TITLE

Effect of nurse-directed hypertension treatment among First Nations people with existing hypertension and diabetes mellitus: the Diabetes Risk Evaluation and Microalbuminuria (DREAM 3) randomized controlled trial

AUTHOR(S)
Tobe, Sheldon W.; Pylypchuk, George; Wentworth, Joan; Kiss, Alexander; Szalai, John Paul; Perkins, Nancy; Hartman, Susan; Ironstand, Laurie; Hoppe, Jacqueline
PUB. DATE
April 2006
SOURCE
CMAJ: Canadian Medical Association Journal;4/25/2006, Vol. 174 Issue 9, Special Section p1
SOURCE TYPE
Academic Journal
DOC. TYPE
Article
ABSTRACT
Background: First Nations people with diabetes mellitus and hypertension are at greater risk of renal and cardiovascular complications than are non-native patients because of barriers to health care services.

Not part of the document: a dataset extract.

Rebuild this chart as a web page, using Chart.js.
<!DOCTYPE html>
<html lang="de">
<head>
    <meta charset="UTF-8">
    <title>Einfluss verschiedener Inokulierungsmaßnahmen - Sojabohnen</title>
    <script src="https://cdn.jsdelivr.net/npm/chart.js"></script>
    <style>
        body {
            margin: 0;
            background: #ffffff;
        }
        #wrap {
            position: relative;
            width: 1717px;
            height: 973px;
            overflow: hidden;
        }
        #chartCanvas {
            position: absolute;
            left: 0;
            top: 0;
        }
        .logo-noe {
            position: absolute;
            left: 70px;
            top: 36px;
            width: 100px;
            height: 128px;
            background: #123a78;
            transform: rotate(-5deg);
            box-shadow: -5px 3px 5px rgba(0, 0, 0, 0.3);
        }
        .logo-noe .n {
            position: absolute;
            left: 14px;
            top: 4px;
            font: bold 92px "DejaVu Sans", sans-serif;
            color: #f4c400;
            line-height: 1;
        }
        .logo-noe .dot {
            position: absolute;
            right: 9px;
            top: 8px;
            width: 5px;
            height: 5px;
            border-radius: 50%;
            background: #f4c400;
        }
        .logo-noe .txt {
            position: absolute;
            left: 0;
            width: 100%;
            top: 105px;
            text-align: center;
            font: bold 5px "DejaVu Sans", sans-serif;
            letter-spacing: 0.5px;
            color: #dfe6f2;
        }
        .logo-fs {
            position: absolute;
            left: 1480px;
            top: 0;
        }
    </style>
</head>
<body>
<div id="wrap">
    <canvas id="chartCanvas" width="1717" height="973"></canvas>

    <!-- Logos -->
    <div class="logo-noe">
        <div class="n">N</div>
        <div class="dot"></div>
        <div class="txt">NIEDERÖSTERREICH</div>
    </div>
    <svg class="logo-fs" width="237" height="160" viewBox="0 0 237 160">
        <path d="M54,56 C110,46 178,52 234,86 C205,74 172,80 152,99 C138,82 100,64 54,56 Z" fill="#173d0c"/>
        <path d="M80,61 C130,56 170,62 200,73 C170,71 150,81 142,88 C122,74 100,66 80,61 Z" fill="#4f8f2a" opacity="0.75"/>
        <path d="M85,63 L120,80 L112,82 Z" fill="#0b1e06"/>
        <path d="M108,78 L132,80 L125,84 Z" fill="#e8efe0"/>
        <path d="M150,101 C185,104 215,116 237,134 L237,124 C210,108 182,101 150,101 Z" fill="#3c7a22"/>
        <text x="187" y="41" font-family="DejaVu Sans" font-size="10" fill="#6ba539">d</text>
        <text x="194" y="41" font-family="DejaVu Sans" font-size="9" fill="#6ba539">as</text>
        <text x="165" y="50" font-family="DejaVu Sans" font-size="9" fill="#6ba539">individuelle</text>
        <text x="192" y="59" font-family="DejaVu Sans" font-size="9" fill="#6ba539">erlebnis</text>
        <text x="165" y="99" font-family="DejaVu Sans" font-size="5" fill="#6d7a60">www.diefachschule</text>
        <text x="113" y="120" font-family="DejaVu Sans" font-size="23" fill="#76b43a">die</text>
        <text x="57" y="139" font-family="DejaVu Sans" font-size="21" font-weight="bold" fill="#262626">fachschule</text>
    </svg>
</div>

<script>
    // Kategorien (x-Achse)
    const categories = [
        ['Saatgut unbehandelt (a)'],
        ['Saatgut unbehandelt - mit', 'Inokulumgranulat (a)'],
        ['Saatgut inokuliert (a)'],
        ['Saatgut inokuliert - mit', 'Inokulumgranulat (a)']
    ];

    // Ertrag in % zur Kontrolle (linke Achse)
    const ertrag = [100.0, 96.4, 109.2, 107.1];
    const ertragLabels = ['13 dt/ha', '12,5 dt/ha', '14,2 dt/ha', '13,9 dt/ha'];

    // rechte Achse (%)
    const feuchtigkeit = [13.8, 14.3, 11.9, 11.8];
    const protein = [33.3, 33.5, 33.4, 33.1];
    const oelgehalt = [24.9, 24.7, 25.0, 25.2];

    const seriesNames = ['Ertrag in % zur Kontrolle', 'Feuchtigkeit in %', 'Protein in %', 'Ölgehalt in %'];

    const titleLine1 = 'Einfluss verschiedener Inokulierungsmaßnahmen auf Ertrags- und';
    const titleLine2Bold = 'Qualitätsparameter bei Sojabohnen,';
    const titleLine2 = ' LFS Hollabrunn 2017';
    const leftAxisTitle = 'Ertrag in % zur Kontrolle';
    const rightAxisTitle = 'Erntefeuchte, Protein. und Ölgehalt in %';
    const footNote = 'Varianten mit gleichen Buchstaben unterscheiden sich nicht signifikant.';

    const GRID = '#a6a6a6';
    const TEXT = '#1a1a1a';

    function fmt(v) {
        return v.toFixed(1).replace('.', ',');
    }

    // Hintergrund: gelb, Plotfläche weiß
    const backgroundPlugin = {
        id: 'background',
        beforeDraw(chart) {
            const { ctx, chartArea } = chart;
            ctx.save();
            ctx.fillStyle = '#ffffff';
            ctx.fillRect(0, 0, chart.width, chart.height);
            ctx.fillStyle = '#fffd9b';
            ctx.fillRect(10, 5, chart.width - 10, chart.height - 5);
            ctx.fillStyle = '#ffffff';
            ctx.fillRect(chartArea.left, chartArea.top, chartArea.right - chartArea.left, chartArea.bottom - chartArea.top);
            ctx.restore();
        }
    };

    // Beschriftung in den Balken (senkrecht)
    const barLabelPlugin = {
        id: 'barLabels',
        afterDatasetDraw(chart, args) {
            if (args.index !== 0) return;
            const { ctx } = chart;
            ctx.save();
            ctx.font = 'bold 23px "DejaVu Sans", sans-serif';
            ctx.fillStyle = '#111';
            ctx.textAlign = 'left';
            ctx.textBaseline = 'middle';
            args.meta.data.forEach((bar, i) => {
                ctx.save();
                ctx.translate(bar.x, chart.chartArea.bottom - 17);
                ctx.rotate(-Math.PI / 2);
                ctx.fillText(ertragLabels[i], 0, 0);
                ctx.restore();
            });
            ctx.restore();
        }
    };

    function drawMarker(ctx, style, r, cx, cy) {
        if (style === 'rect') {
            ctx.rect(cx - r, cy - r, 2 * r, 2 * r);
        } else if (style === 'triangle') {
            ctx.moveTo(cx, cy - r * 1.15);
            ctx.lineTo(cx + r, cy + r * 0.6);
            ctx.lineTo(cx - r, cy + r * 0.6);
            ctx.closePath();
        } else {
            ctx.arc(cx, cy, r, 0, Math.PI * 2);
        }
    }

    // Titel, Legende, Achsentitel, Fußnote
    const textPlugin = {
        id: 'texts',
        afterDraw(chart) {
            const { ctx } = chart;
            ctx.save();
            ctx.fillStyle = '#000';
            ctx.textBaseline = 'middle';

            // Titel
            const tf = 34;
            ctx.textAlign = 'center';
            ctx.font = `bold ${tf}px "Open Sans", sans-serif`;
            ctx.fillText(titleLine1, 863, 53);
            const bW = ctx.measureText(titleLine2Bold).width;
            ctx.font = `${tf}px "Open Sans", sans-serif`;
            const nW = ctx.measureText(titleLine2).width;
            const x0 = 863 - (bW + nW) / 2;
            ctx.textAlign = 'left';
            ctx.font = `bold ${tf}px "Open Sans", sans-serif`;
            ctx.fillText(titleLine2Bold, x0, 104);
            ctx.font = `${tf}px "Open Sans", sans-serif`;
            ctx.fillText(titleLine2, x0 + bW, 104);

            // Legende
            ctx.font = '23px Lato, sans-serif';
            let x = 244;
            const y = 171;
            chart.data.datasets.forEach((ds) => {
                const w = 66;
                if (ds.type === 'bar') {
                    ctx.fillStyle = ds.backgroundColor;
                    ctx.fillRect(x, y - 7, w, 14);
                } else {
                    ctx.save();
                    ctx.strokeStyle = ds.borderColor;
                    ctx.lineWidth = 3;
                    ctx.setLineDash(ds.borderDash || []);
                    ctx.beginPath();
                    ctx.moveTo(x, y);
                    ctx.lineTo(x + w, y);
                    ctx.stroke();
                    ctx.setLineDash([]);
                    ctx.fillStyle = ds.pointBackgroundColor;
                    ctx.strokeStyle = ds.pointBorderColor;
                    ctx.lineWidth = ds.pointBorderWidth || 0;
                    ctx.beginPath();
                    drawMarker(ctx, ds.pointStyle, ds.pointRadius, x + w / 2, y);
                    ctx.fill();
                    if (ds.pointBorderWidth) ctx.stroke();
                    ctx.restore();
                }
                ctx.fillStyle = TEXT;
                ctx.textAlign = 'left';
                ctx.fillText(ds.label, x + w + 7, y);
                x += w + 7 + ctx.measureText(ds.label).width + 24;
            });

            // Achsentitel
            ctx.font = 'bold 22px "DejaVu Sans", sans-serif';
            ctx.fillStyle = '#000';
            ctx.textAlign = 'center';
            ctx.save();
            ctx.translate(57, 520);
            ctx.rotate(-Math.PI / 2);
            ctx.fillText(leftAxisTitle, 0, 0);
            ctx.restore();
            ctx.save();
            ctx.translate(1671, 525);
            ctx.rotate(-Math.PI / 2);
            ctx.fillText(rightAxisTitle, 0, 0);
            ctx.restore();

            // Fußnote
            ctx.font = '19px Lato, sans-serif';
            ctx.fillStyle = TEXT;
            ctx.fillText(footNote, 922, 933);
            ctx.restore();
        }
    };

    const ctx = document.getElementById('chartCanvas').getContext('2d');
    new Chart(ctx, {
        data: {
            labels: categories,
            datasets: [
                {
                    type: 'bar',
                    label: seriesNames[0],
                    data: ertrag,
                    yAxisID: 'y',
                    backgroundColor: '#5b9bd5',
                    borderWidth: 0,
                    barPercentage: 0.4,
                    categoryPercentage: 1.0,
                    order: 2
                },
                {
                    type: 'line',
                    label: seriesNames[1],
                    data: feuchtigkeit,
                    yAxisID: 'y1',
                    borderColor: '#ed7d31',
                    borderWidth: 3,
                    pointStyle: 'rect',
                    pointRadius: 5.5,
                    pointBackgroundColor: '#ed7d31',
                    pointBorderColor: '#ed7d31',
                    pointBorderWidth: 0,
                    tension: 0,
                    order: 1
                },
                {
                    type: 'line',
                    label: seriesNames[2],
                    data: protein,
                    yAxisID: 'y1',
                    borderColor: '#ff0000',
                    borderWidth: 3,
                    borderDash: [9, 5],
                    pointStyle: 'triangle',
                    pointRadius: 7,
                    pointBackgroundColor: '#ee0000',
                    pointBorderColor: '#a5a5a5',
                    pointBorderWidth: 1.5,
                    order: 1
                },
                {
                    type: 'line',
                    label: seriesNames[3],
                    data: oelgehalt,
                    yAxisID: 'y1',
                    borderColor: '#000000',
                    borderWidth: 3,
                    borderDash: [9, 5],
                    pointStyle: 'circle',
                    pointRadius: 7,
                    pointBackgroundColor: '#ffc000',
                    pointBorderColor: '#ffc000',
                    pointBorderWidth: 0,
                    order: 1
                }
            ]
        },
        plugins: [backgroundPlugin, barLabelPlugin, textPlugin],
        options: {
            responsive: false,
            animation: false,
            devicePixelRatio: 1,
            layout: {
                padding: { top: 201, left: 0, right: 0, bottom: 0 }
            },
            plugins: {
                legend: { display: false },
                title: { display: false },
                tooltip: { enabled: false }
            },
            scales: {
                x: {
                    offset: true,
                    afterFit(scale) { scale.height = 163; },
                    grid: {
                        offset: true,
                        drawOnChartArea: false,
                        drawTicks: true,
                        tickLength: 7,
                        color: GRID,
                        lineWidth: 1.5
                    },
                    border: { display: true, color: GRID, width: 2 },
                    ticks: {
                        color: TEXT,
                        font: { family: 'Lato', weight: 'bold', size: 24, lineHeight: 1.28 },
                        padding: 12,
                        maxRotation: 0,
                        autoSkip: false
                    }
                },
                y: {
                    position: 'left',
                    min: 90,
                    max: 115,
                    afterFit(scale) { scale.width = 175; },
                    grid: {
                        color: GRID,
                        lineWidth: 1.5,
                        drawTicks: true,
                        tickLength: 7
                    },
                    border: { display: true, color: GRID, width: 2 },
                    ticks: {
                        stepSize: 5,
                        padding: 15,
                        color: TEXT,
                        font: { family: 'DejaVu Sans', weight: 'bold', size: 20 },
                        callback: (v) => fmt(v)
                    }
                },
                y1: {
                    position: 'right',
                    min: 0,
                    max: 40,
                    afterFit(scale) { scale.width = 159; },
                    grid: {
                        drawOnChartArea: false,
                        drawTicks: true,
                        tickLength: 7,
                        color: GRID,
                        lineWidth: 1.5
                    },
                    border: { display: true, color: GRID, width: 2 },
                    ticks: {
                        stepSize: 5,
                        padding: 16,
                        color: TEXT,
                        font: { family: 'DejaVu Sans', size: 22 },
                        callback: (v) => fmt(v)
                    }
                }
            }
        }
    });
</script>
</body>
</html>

We conducted this randomized controlled trial to assess whether a community-based treatment strategy implemented by home care nurses would be effective in controlling hypertension in First Nations people with existing hypertension and type 2 diabetes. Methods: We compared 2 community-based strategies for controlling hypertension in First Nations people with existing hypertension and diabetes. In the intervention group, a home care nurse followed a predefined treatment algorithm of pharmacologic antihypertensive therapy. In the control group, treatment decisions were made by each subject's primary care physician. The primary outcome measure was the difference between the 2 groups in the change in systolic blood pressure after 12 months. Secondary outcome measures were the change in diastolic blood pressure over time, the change in urine albumin status and the incidence of adverse events. Results: Both groups experienced a significant reduction in systolic blood pressure by the final visit (by 24.0 [standard deviation (SD) 13.5] mm Hg in the intervention group and by 17.0 [SD 18.6] mm Hg in the control group); p< 0.001 in each case). However, the difference between the 2 groups in this change was not significant. Patients in the intervention group had a larger decrease in diastolic blood pressure over time than did those in the control group (by 11.6 [SD 10.6] mm Hg v. 6.8 [SD 11.1] mm Hg respectively; p= 0.05). The groups did not differ significantly in terms of changes in urine albumin excretion or incidence of adverse events. Interpretation: High rates of blood pressure control in the community were achieved in both groups in the DREAM 3 study. The addition of a home care nurse to implement a treatment strategy for blood pressure control was more effective in lowering diastolic than systolic blood pressure compared with home care visits for blood pressure monitoring alone and follow-up treatment by a family physician.